Dans un délai de 7 mois, nous prévoyons de tenir un référendum pour des modifications de la constitution, suivi de la présentation des nouvelles dispositions constitutionnelles 4 mois plus tard. Avant le référendum, des groupes de travail seront constitués pour réfléchir aux éventuels autres modifications à apporter.
Nous proposerons trois stratégies : à long terme, à moyen terme et à court terme.
1. Nous mettrons fin à la présence de l’armée russe en Arménie.
2. Les frontières de l’Arménie seront exclusivement gardées par des frontaliers arméniens.
3. La République d’Arménie se présentera devant la Cour européenne d’arbitrage pour contester plus de 30 contrats avec la Russie qui freinent notre développement énergétique.

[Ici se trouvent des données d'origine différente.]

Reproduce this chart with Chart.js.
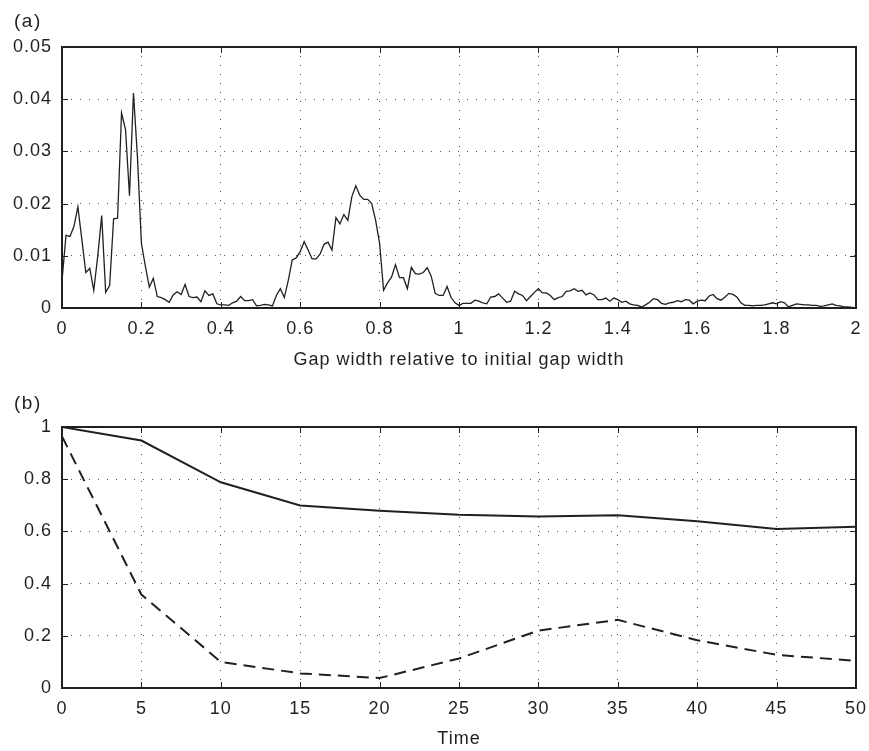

4. L’Arménie doit se retirer de l’Union économique eurasiatique (UEE), de l’Organisation du Traité de Sécurité Collective (OTSC) et de la Communauté des États Indépendants (CEI). Nous devons postuler pour intégrer l’Union européenne, travailler à établir un pacte militaire avec la France, et devenir un allié des États-Unis dans notre région. Nous envisageons également de demander à rejoindre le traité de l’Atlantique Nord.
5. Nous mettrons en œuvre des réformes pour renforcer notre doctrine de sécurité nationale et améliorer notre armée grâce à des formations approfondies en collaboration avec l’OTAN.
6. Nous apporterons des modifications aux taxes douanières pour faciliter les échanges commerciaux à l’international.
7. Nous défendrons les droits des Arméniens d’Artakh auprès des instances internationales compétentes, afin que justice soit faite concernant l’épuration ethnique des Artsakhiotes par l’Azerbaïdjan. Le traité de Rome, ratifié par l’Arménie, nous permet de soumettre ces demandes.
8. Nous renforcerons nos relations avec la Géorgie et l’Iran pour servir de lien entre l’Iran et l’Occident, tout en veillant à être perçus comme un pays allié de l’Occident, tout en protégeant nos intérêts nationaux.